C’est par de jeunes personnes riches que sont soutenus, en France, la plupart des orphelinats de jeunes filles. Nous pourrions citer parmi elles, les plus grands noms, qui possèdent le pur esprit de charité : celles-là, en contractant de nouvelles obligations par le mariage, loin de faiblir, trouvent dans leur dévouement de nouvelles forces ; les frivoles plaisirs du monde ne les distraient pas de leur mission de charité, leur cœur est un foyer qui, plus il embrase, plus il réchauffe !

Nous avons connu une jeune fille, mademoiselle Marie Juillerat, qui se multipliait pour les bonnes œuvres avec une ardeur surhumaine. Le malade couché sur son grabat, l’enfant abandonné, le vieillard prêt à rendre son âme à Dieu, la voyaient arriver les mains pleines.

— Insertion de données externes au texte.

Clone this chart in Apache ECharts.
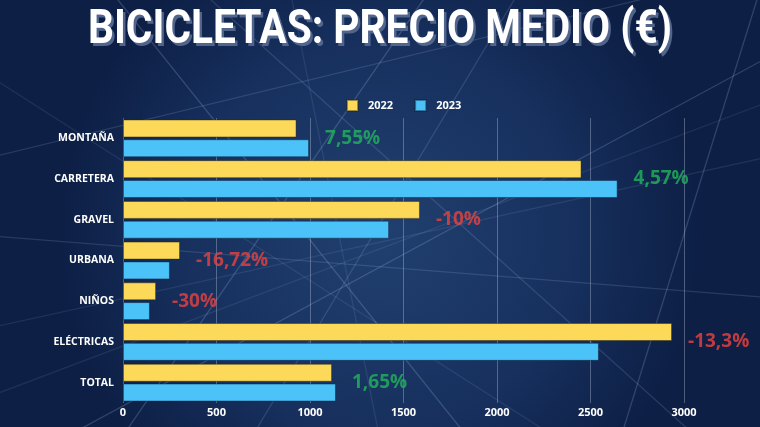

Et ce qui les consolait encore plus que ces dons, c’étaient les douces paroles sorties de cette bouche d’ange.

Deux routes sont donc à prendre pour les femmes ; l’une qui les livre au hasard et les expose aux écueils du vice ; l’autre qui, avec l’aide d’une sage mère, les conduit à Dieu.

Sur ces deux routes, les rangs ne se confondent pas ; mais ici marche le vice enrubanné, bouffi d’orgueil, doublé de sottise, et qu’un échec précipite du faîte des grandeurs dans les bas fonds de l’abjection.

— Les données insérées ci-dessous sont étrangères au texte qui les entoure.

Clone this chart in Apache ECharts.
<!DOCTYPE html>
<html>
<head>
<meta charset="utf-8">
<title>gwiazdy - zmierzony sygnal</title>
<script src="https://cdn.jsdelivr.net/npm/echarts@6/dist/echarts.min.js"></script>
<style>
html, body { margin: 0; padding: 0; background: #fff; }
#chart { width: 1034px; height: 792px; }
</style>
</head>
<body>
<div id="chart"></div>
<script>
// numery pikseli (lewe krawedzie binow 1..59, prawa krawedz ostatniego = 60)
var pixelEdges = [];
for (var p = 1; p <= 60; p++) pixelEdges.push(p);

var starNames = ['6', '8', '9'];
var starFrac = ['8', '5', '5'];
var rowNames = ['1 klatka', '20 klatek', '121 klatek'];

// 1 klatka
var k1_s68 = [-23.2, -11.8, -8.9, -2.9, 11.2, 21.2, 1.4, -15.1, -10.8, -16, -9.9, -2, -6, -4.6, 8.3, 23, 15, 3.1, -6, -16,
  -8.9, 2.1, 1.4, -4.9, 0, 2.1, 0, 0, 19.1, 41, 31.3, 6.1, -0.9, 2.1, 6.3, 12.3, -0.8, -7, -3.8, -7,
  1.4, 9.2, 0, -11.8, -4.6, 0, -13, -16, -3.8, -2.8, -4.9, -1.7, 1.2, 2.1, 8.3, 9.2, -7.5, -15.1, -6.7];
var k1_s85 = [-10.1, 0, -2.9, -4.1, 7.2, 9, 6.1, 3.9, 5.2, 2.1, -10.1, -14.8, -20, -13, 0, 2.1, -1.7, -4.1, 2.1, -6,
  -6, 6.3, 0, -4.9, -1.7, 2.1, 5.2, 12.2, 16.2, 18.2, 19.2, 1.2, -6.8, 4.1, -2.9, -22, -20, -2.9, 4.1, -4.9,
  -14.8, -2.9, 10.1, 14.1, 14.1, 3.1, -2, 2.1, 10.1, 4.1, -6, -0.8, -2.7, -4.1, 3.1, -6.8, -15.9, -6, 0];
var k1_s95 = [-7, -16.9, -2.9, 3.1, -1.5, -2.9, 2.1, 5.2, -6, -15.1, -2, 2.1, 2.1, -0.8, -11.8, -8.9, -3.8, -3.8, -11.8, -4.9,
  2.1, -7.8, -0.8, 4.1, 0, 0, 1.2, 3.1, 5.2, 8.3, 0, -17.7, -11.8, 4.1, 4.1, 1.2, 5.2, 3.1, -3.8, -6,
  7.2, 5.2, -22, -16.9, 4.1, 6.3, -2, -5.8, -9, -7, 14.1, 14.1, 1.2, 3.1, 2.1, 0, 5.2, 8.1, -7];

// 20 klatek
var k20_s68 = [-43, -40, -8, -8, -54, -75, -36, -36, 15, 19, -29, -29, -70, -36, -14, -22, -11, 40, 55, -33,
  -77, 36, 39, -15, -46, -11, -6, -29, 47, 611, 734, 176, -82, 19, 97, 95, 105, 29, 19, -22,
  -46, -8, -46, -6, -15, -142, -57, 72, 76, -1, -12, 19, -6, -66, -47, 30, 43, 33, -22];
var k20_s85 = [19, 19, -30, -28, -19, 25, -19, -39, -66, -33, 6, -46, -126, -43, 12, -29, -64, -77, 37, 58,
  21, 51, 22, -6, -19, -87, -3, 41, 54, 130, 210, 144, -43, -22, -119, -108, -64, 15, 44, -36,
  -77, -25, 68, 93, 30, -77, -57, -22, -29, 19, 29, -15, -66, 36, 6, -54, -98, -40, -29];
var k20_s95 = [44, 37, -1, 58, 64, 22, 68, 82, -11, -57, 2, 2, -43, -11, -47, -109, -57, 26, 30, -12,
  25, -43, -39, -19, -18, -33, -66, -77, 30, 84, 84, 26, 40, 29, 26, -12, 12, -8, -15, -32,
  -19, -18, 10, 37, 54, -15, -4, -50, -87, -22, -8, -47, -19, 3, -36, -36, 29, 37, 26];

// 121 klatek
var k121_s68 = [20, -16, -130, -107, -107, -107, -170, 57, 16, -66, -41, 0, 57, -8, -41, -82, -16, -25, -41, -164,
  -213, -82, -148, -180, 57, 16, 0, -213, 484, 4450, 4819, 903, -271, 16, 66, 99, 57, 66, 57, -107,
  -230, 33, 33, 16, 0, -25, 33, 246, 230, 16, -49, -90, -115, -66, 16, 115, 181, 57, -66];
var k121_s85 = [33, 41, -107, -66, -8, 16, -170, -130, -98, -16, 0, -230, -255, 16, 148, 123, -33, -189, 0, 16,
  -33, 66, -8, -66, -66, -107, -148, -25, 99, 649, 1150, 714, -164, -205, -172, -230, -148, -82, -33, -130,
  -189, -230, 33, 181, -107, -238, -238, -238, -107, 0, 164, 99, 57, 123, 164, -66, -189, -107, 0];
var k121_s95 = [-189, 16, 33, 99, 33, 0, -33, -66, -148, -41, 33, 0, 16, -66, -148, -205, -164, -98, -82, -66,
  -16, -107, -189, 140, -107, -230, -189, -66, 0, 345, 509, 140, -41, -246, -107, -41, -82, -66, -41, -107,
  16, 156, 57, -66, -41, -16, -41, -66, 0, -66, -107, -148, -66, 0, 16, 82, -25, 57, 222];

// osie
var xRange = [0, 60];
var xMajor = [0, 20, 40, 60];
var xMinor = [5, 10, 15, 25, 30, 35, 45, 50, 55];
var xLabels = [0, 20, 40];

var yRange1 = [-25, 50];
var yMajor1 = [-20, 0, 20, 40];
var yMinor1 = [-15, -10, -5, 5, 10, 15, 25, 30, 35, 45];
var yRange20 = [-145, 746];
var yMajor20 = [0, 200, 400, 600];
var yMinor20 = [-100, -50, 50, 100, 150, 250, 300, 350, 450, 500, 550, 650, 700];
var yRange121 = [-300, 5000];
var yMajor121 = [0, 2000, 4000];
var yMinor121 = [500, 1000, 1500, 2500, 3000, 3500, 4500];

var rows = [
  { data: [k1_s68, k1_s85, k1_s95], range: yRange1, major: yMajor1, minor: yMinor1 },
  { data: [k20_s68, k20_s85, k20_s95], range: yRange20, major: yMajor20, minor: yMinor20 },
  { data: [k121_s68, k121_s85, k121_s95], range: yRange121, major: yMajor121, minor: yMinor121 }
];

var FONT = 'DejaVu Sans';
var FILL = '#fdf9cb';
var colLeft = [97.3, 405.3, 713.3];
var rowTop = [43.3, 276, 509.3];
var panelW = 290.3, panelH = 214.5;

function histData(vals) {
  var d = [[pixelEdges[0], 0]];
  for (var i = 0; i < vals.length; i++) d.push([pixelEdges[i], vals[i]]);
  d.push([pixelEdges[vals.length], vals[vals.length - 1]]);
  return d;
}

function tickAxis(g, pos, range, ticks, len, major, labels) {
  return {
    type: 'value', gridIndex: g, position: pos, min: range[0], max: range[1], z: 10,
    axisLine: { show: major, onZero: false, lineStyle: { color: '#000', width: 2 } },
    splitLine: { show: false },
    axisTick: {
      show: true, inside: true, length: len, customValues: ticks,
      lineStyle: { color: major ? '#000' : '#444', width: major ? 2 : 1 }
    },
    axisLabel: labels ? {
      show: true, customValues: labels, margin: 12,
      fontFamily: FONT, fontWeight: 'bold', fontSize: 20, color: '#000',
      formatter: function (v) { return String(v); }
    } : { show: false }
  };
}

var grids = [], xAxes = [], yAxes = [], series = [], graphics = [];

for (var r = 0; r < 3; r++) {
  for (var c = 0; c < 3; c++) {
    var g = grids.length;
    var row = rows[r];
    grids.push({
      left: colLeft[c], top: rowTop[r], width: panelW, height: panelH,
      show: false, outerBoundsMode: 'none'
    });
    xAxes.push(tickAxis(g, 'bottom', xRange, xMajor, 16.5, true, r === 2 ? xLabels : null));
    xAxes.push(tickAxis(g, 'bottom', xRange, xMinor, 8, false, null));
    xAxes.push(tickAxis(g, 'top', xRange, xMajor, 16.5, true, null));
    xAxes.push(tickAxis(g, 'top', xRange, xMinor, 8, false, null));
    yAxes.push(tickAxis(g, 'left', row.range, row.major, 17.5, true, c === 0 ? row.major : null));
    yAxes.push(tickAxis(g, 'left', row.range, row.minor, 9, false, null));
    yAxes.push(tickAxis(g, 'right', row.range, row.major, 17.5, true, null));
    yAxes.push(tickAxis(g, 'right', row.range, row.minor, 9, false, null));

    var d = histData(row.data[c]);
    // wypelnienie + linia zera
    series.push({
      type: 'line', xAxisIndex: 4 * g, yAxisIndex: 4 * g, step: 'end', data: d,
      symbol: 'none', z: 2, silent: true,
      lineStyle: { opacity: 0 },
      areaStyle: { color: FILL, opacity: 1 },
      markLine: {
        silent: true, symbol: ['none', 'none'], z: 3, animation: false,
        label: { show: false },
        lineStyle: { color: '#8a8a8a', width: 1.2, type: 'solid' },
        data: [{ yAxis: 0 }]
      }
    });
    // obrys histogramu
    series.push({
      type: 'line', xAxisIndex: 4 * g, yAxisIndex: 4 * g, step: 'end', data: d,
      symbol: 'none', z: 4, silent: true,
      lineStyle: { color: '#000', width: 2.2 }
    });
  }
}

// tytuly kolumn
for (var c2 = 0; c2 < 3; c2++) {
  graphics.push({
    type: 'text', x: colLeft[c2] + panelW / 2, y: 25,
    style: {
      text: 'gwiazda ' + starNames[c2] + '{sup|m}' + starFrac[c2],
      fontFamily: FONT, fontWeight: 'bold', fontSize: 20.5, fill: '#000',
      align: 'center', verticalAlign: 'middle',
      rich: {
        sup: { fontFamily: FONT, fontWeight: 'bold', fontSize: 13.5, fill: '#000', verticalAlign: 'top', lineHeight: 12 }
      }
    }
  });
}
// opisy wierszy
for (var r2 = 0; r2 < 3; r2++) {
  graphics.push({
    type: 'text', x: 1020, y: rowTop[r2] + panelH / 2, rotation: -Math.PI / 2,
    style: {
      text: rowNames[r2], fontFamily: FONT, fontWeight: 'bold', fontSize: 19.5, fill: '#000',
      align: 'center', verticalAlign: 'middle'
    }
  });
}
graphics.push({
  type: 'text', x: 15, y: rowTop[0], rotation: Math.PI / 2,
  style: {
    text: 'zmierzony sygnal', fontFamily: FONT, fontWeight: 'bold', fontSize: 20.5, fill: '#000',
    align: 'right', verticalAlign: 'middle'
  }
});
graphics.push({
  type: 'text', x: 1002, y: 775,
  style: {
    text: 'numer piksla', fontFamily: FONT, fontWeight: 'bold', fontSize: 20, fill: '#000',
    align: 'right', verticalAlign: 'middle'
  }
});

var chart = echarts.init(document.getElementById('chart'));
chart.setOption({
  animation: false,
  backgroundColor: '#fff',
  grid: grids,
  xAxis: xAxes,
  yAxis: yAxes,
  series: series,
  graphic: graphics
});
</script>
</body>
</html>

Parallèlement, l’autre voie s’ouvre, tantôt semée de fleurs, tantôt abrupte et rocailleuse. Depuis l’humble enfant pauvre qui s’y traîne jusqu’à la jeune fille qui y marche avec un appui, le terme n’est point incertain, il aboutit à la considération.

Qu’a-t-il fallu pour que toutes, au début de leur destinée, ne prissent pas la même voie ? que les unes manquassent de protection ; que les autres fussent protégées. À ces pauvres abandonnées, la mère ne servait pas de guide ; des autres, elle était la main, l’œil, la parole !

Marcher à tâtons dans les ténèbres, c’est risquer de s’y rompre le cou ; éclairer sa route, c’est en abréger le terme et voir de loin le but à atteindre : la vigie active ne se trompe jamais, et le jour où chaque femme comprendra la grandeur de sa mission maternelle, ce jour-là l’homme l’acceptera pour son égale ; car ensemble ils régénéreront la société par la transformation de la famille.